A Welsh school has turned its fortunes around thanks to improved leadership
According to Wales Online, a Cardiff school has turned itself around, four years after receiving the worst report Estyn had ever written.
Put into special measures in 2014, Eastern High is now under new leadership – with the head teacher, Armando Di-Finizio joining stepping in in December 2014 – and is a completely different school.
In 2018, it moved into a brand new £26m building, became over-subscribed for the first time ever and moved two places up Wales’s school colour categorisation rankings. Now, teachers at the school have revealed how grim the situation was.
“There was no safety for teachers or pupils then,” Jenny Montefusco, head of French, recalled.
“You can liken it to a prison riot. There were kids running around the whole time in between lessons and during lessons.”
Montefusco was one of the teachers actively threatened by a pupil, though not one of the many who dialled 999 from the classroom for help.
Sarah Rees, head of Welsh, was immediately worried for pupil safety when she joined the school.

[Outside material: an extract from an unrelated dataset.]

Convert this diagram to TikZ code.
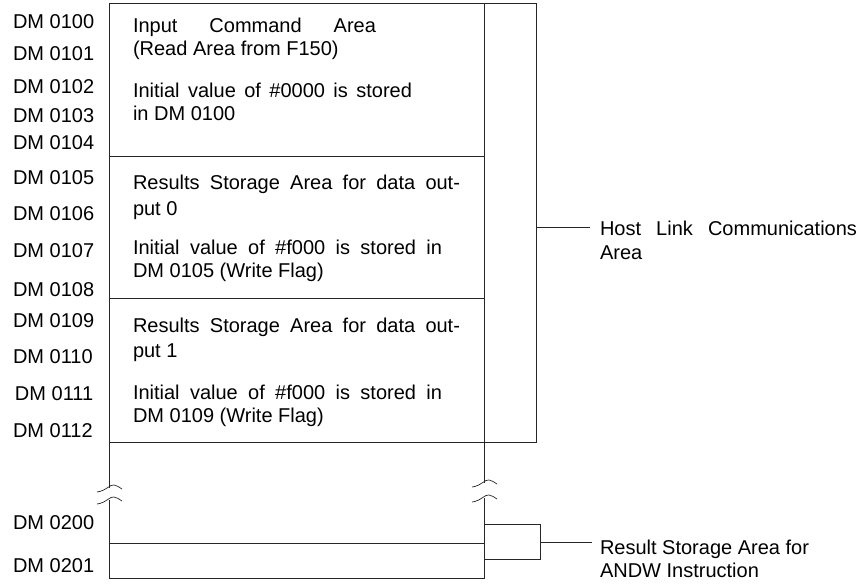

“I had a pupil throw my handbag across the room, I saw pupils fighting in corridors regularly,” she said. “You had the difficult decision whether to leave your class to attend to a fight or whether something else would happen if you did. It was a crazy time.
“There were no formal systems in place. For someone organised like me to go into post-apocalyptic conditions like that was daunting. There were no systems to deal with behaviour management. Because there was no system what you had was crowd control, not learning, although some pupils did want to learn.”
Di-Finizio was originally brought in just to hold the fort, but he decided to stay when he saw how “broken and damaged” the school was.
“There had been a year when there was no real direction. We worked to restore broken relationships. We didn’t go hell for leather – we started by getting the basics right,” he said.
“Ethos is important. What we did first of all was develop a culture for learning where there is very clear guidance for pupils and a red line for behaviour.
“Wellbeing is massively important. You can’t change teaching and learning without changing the ethos. It’s all very well having rules but if teachers are handling them willy-nilly it falls apart.”
The school’s pastoral and wellbeing officers – Ceri Irwin and Becky Lemos – said that the new school has “gone from a nightmare to a dream.”